With Friday’s announcement, almost $200 million is now being spent to widen Highway 1 and revamp our local interchanges in a bid to ease traffic congestion. For drivers on the North Shore, this is a good thing.

With Friday’s announcement, almost $200 million is now being spent to widen Highway 1 and revamp our local interchanges in a bid to ease traffic congestion.

For drivers on the North Shore, this is a good thing. Traffic problems have escalated to the point of being untenable. The new corridor improvements have every possibility of making getting around North Vancouver – those picking up their kids from daycare, going to sports practice or grocery shopping – much less frustrating.

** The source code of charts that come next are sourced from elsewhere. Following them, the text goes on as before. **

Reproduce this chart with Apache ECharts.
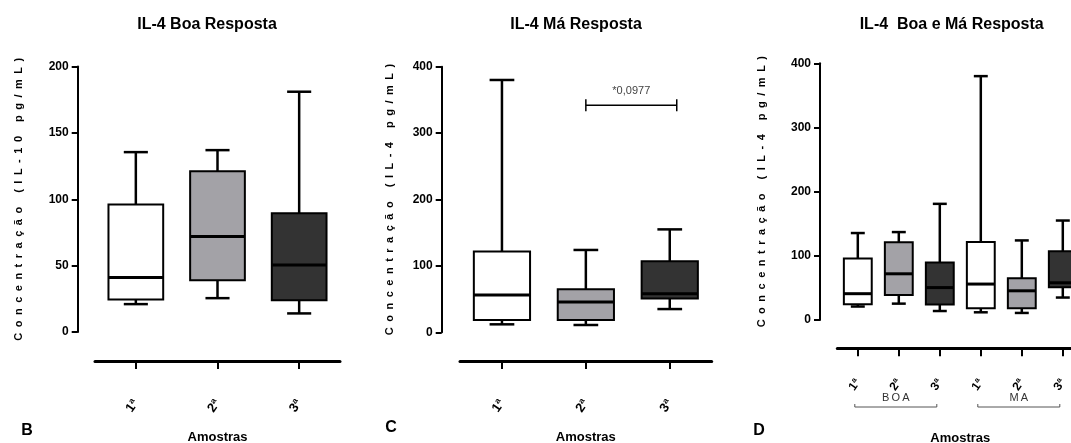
<!DOCTYPE html>
<html>
<head>
<meta charset="utf-8">
<script src="https://cdn.jsdelivr.net/npm/echarts@6/dist/echarts.min.js"></script>
<style>
  html, body { margin: 0; padding: 0; background: #fff; }
  #chart { width: 1071px; height: 443px; }
</style>
</head>
<body>
<div id="chart"></div>
<script>
// Sample labels and group names
const categories = ['1ª', '2ª', '3ª'];
const groupNames = ['BOA', 'MA'];

// Five-number summaries per sample: [min, Q1, median, Q3, max]
const boaStats = [
  [21, 24.5, 41, 96, 135.5],
  [25.5, 39, 72, 121, 137],
  [14, 24, 50.5, 89.5, 181]
];
const maStats = [
  [12, 18.5, 56, 121.5, 380],
  [11, 18.5, 45.5, 65, 124],
  [35, 51, 58, 107, 155]
];

// Y axis tick values
const boaTicks = [0, 50, 100, 150, 200];
const maTicks = [0, 100, 200, 300, 400];

// Comparison bracket between 2ª and 3ª (Má Resposta)
const comparisonPair = [1, 2];
const comparisonLevel = 342;
const comparisonText = '*0,0977';

const NARROW = '"Liberation Sans Narrow", "Liberation Sans", Arial, sans-serif';
const SANS = '"Liberation Sans", Arial, sans-serif';
const boxFills = ['#ffffff', '#a3a2a7', '#333333'];

const spaced = (s, sep) => Array.from(s).join(sep);

function boxRenderer(widthRatio, capRatio) {
  return function (params, api) {
    const cat = api.value(0);
    const yOf = (v) => api.coord([cat, v])[1];
    const cx = api.coord([cat, 0])[0];
    const yMin = yOf(api.value(1)), yQ1 = yOf(api.value(2)), yMed = yOf(api.value(3));
    const yQ3 = yOf(api.value(4)), yMax = yOf(api.value(5));
    const band = api.size([1, 0])[0];
    const w = band * widthRatio;
    const cap = w * capRatio;
    const line = { stroke: '#000', lineWidth: 2.5 };
    return {
      type: 'group',
      children: [
        { type: 'line', shape: { x1: cx, y1: yQ3, x2: cx, y2: yMax }, style: line },
        { type: 'line', shape: { x1: cx - cap / 2, y1: yMax, x2: cx + cap / 2, y2: yMax }, style: line },
        { type: 'line', shape: { x1: cx, y1: yQ1, x2: cx, y2: yMin }, style: line },
        { type: 'line', shape: { x1: cx - cap / 2, y1: yMin, x2: cx + cap / 2, y2: yMin }, style: line },
        { type: 'rect', shape: { x: cx - w / 2, y: yQ3, width: w, height: yQ1 - yQ3 },
          style: { fill: boxFills[api.value(6)], stroke: '#000', lineWidth: 2 } },
        { type: 'line', shape: { x1: cx - w / 2, y1: yMed, x2: cx + w / 2, y2: yMed },
          style: { stroke: '#000', lineWidth: 3 } }
      ]
    };
  };
}

const toRows = (stats, startIndex) => stats.map((s, i) => [startIndex + i].concat(s, [i]));

function yAxisFor(gridIndex, ticks, name, offset, nameGap) {
  return {
    gridIndex, type: 'value',
    min: ticks[0], max: ticks[ticks.length - 1], interval: ticks[1] - ticks[0],
    offset,
    axisLine: { show: true, onZero: false, lineStyle: { color: '#000', width: 2 } },
    axisTick: { show: true, length: 6, lineStyle: { color: '#000', width: 2 } },
    splitLine: { show: false },
    axisLabel: { color: '#000', fontFamily: NARROW, fontWeight: 'bold', fontSize: 12, margin: 9 },
    name: spaced(name, '\u2002'),
    nameLocation: 'middle', nameGap,
    nameTextStyle: { color: '#000', fontFamily: SANS, fontWeight: 'bold', fontSize: 11 }
  };
}

function xAxisFor(gridIndex, data, offset, labelMargin, nameGap, labelSize) {
  return {
    gridIndex, type: 'category', data, offset,
    axisLine: { show: true, onZero: false, lineStyle: { color: '#000', width: 3 } },
    axisTick: { show: true, alignWithLabel: true, length: 8, lineStyle: { color: '#000', width: 2 } },
    axisLabel: { interval: 0, rotate: 55, margin: labelMargin, color: '#000',
      fontFamily: NARROW, fontWeight: 'bold', fontSize: labelSize },
    name: 'Amostras', nameLocation: 'middle', nameGap,
    nameTextStyle: { color: '#000', fontFamily: NARROW, fontWeight: 'bold', fontSize: 13 }
  };
}

const chart = echarts.init(document.getElementById('chart'), null, { renderer: 'canvas' });

const titleStyle = { fontFamily: NARROW, fontWeight: 'bold', fontSize: 16, fill: '#000',
  textAlign: 'center', textVerticalAlign: 'middle' };
const letterStyle = { fontFamily: NARROW, fontWeight: 'bold', fontSize: 16, fill: '#000',
  textAlign: 'center', textVerticalAlign: 'middle' };

chart.setOption({
  animation: false,
  backgroundColor: '#fff',
  grid: [
    { left: 95, top: 66.5, width: 245, height: 265.5, outerBoundsMode: 'none', containLabel: false },
    { left: 460, top: 66.7, width: 251.7, height: 265.6, outerBoundsMode: 'none', containLabel: false },
    { left: 837.3, top: 63.3, width: 246, height: 256.7, outerBoundsMode: 'none', containLabel: false }
  ],
  xAxis: [
    xAxisFor(0, categories, 29, 40, 70, 13),
    xAxisFor(1, categories, 28.7, 40, 70, 13),
    xAxisFor(2, categories.concat(categories), 28.3, 32, 84, 12)
  ],
  yAxis: [
    yAxisFor(0, boaTicks, 'Concentração (IL-10 pg/mL)', 17.3, 53),
    yAxisFor(1, maTicks, 'Concentração (IL-4 pg/mL)', 18.3, 46),
    yAxisFor(2, maTicks, 'Concentração (IL-4 pg/mL)', 17.3, 53)
  ],
  graphic: [
    { type: 'text', x: 207, y: 25, style: Object.assign({ text: 'IL-4 Boa Resposta' }, titleStyle) },
    { type: 'text', x: 576, y: 25, style: Object.assign({ text: 'IL-4 Má Resposta' }, titleStyle) },
    { type: 'text', x: 951.7, y: 25, style: Object.assign({ text: 'IL-4  Boa e Má Resposta' }, titleStyle) },
    { type: 'text', x: 27, y: 431, style: Object.assign({ text: 'B' }, letterStyle) },
    { type: 'text', x: 391, y: 428, style: Object.assign({ text: 'C' }, letterStyle) },
    { type: 'text', x: 759, y: 431, style: Object.assign({ text: 'D' }, letterStyle) }
  ],
  series: [
    {
      type: 'custom', xAxisIndex: 0, yAxisIndex: 0,
      renderItem: boxRenderer(0.67, 0.44),
      encode: { x: 0, y: [1, 2, 3, 4, 5] },
      data: toRows(boaStats, 0)
    },
    {
      type: 'custom', xAxisIndex: 1, yAxisIndex: 1,
      renderItem: boxRenderer(0.67, 0.44),
      encode: { x: 0, y: [1, 2, 3, 4, 5] },
      data: toRows(maStats, 0)
    },
    {
      type: 'custom', xAxisIndex: 1, yAxisIndex: 1,
      renderItem: function (params, api) {
        const [x1, y] = api.coord([api.value(0), api.value(2)]);
        const x2 = api.coord([api.value(1), api.value(2)])[0] + 7;
        const ls = { stroke: '#000', lineWidth: 1.5 };
        return {
          type: 'group',
          children: [
            { type: 'line', shape: { x1, y1: y, x2, y2: y }, style: ls },
            { type: 'line', shape: { x1, y1: y - 6, x2: x1, y2: y + 6 }, style: ls },
            { type: 'line', shape: { x1: x2, y1: y - 6, x2, y2: y + 6 }, style: ls },
            { type: 'text', style: { text: comparisonText, x: (x1 + x2) / 2, y: y - 14,
              align: 'center', verticalAlign: 'middle', fill: '#444',
              font: '11px ' + NARROW } }
          ]
        };
      },
      encode: { x: [0, 1], y: 2 },
      data: [[comparisonPair[0], comparisonPair[1], comparisonLevel]]
    },
    {
      type: 'custom', xAxisIndex: 2, yAxisIndex: 2,
      renderItem: boxRenderer(0.68, 0.5),
      encode: { x: 0, y: [1, 2, 3, 4, 5] },
      data: toRows(boaStats, 0).concat(toRows(maStats, 3))
    },
    {
      type: 'custom', xAxisIndex: 2, yAxisIndex: 2,
      renderItem: function (params, api) {
        const x1 = api.coord([api.value(0), 0])[0] - 3;
        const x2 = api.coord([api.value(1), 0])[0] - 3;
        const y = api.coord([0, 0])[1] + 87;
        return {
          type: 'group',
          children: [
            { type: 'polyline', shape: { points: [[x1, y - 3], [x1, y], [x2, y], [x2, y - 3]] },
              style: { stroke: '#555', lineWidth: 1, fill: null } },
            { type: 'text', style: { text: spaced(groupNames[params.dataIndex], '\u2009'),
              x: (x1 + x2) / 2, y: y - 9, align: 'center', verticalAlign: 'middle',
              fill: '#333', font: '11px ' + NARROW } }
          ]
        };
      },
      encode: { x: [0, 1] },
      data: [[0, 2], [3, 5]]
    }
  ]
});
</script>
</body>
</html>
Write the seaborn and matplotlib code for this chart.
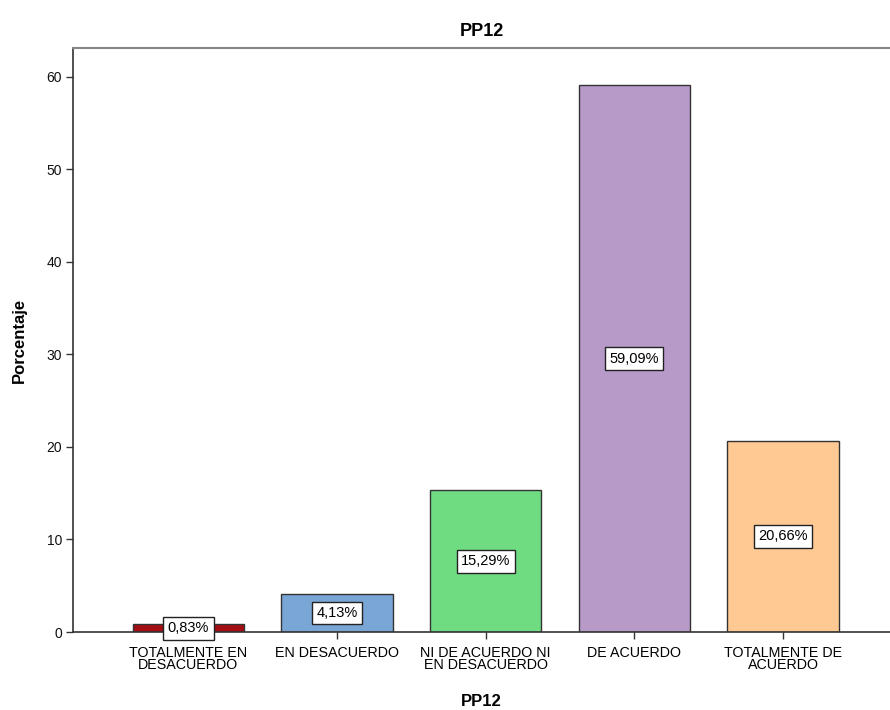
import matplotlib
matplotlib.use("Agg")
import matplotlib.pyplot as plt
import seaborn as sns
import pandas as pd

categories = ["TOTALMENTE EN\nDESACUERDO", "EN DESACUERDO", "NI DE ACUERDO NI\nEN DESACUERDO",
              "DE ACUERDO", "TOTALMENTE DE\nACUERDO"]
values = [0.83, 4.13, 15.29, 59.09, 20.66]
colors = ["#A40E12", "#7AA6D6", "#6FDC82", "#B89AC9", "#FFC994"]
yticks = [0, 10, 20, 30, 40, 50, 60]

sns.set_style("white")
plt.rcParams['font.family'] = ['Liberation Sans', 'DejaVu Sans']

df = pd.DataFrame({"cat": categories, "val": values})

fig = plt.figure(figsize=(8.9, 7.1), dpi=100)
ax = fig.add_axes([73/890, 1-632/710, 1-73/890, (632-48)/710])

sns.barplot(data=df, x="cat", y="val", hue="cat", palette=colors, dodge=False,
            legend=False, width=0.75, edgecolor="#333333", linewidth=1.0, ax=ax, saturation=1)

ax.set_xlim(-0.777, 4.72)
ax.set_ylim(0, 63.1)
ax.set_yticks(yticks)
ax.set_yticklabels([str(t) for t in yticks], fontsize=10, color="#111111")
ax.tick_params(axis="x", labelsize=10.3, length=5, width=1, color="#333333", direction="out",
               pad=5, bottom=True, labelcolor="#000000")
ax.tick_params(axis="y", length=5, width=1, color="#333333", direction="out", left=True, pad=3)
for lbl in ax.get_xticklabels():
    lbl.set_linespacing(0.8)

for s in ["left", "bottom"]:
    ax.spines[s].set_color("#333333")
    ax.spines[s].set_linewidth(1.2)
ax.spines["top"].set_color("#888888")
ax.spines["top"].set_linewidth(1.5)
ax.spines["right"].set_visible(False)

for i, v in enumerate(values):
    ax.text(i, v / 2, f"{v:.2f}".replace(".", ",") + "%", ha="center", va="center",
            fontsize=10.5, color="#000000",
            bbox=dict(boxstyle="square,pad=0.3", fc="white", ec="#222222", lw=1))

ax.set_title("PP12", fontsize=13, fontweight="bold", pad=9, color="#000000")
ax.set_xlabel("PP12", fontsize=12, fontweight="bold", labelpad=16, color="#000000")
ax.set_ylabel("Porcentaje", fontsize=12, fontweight="bold", labelpad=14, color="#000000")

fig.savefig("out.png", dpi=100)
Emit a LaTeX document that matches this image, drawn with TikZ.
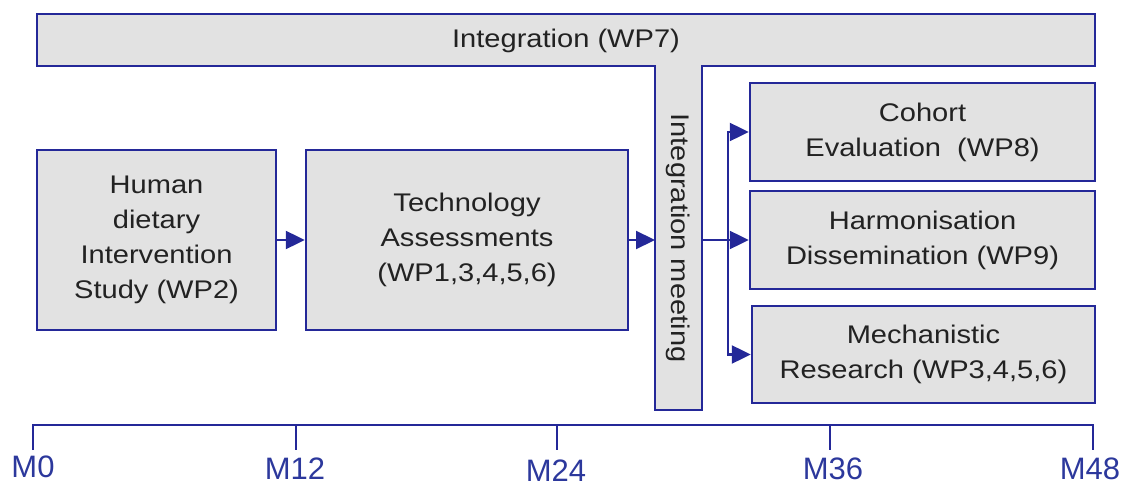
\documentclass[tikz,border=0pt]{standalone}
\usepackage{fontspec}
\setmainfont{Liberation Sans}
\newfontfamily\boxfont[FakeStretch=1.14]{Liberation Sans}
\usepackage{tikz}
\usetikzlibrary{arrows.meta}

\definecolor{frameblue}{RGB}{36,40,152}
\definecolor{boxgray}{RGB}{226,226,226}
\definecolor{textgray}{RGB}{34,34,34}
\definecolor{axisblue}{RGB}{44,56,156}

\tikzset{
  wptext/.style={text=textgray, align=center, inner sep=0pt, font=\boxfont\fontsize{25.5}{35}\selectfont},
  wpbox/.style={wptext, draw=frameblue, fill=boxgray, line width=2.4pt},
  flow/.style={frameblue, line width=2.2pt, -{Triangle[length=19pt,width=18pt]}},
  month/.style={text=axisblue, inner sep=0pt, font=\fontsize{31}{31}\selectfont}
}

\begin{document}
\begin{tikzpicture}[x=1pt,y=-1pt]
        \useasboundingbox (0,0) rectangle (1124,489);
        
        % integration bar and meeting stem
        \draw [frameblue, fill=boxgray, line width=2.4pt] (37,14) -- (1095,14) -- (1095,66) -- (702,66) -- (702,410) -- (655,410) -- (655,66) -- (37,66) -- cycle;
        \node [wptext] (wp7) at (566,41) {Integration (WP7)};
        \node [wptext, rotate=-90] (meeting) at (678,238) {Integration meeting};
        \coordinate (stemin) at (655,240);
        \coordinate (stemout) at (702,240);
        \coordinate (split) at (728,240);
        
        \node [wpbox, minimum width=239pt, minimum height=180pt] (human) at (156.5,240) {Human\\dietary\\Intervention\\Study (WP2)};
        \node [wpbox, minimum width=322pt, minimum height=180pt] (tech) at (467,240) {Technology\\Assessments\\(WP1,3,4,5,6)};
        
        \node [wpbox, minimum width=345pt, minimum height=98pt] (cohort) at (922.5,132) {Cohort\\Evaluation\ \ (WP8)};
        \node [wpbox, minimum width=345pt, minimum height=98pt] (harmon) at (922.5,240) {Harmonisation\\Dissemination (WP9)};
        \node [wpbox, minimum width=343pt, minimum height=97pt] (mech) at (923.5,354.5) {Mechanistic\\Research (WP3,4,5,6)};
        
        \draw [flow] (human) -- (tech);
        \draw [flow] (tech) -- (stemin);
        \draw [frameblue, line width=2.2pt] (stemout) -- (split);
        \draw [flow] (split) |- (cohort.west);
        \draw [flow] (split) -- (harmon.west);
        \draw [flow] (split) |- (mech.west);
        
        % time line
        \draw [frameblue, line width=2.2pt] (33,450) -- (33,425) -- (1093,425) -- (1093,450);
        \draw [frameblue, line width=2.2pt] (296,425) -- (296,450);
        \draw [frameblue, line width=2.2pt] (557,425) -- (557,450);
        \draw [frameblue, line width=2.2pt] (830,425) -- (830,450);
        \node [month] (m0) at (33,467) {M0};
        \node [month] (m12) at (295,469) {M12};
        \node [month] (m24) at (556,471) {M24};
        \node [month] (m36) at (833,469) {M36};
        \node [month] (m48) at (1090,469) {M48};
\end{tikzpicture}
\end{document}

For the 80 per cent of traffic that’s heading over the Ironworkers, however, the fix is less clear. Politicians love road and bridge projects – big tangible stretches of asphalt, steel and concrete. But regionally, they’re also evidence of a mid-century way of thinking – that the solution to congestion is more road capacity.

Provincial statistics show the North Shore’s population has largely flatlined. A 2015 traffic study put the blame for our worsening traffic woes on a big increase in  people driving here for work.

If we continue the trend of exiling our working class to the suburban valley, it’s only a matter of time before our fancy new infrastructure will be at capacity again.

While we welcome Friday’s announcement, it won’t solve larger traffic problems over the long term. The best way to do that is to have people live closer to where they work – which means more affordable housing options. Improving our transit system and some form of road pricing will also be key.

As the revered city planner Lewis Mumford acutely noted in 1955, adding highway lanes to deal with traffic congestion is like loosening your belt to cure obesity.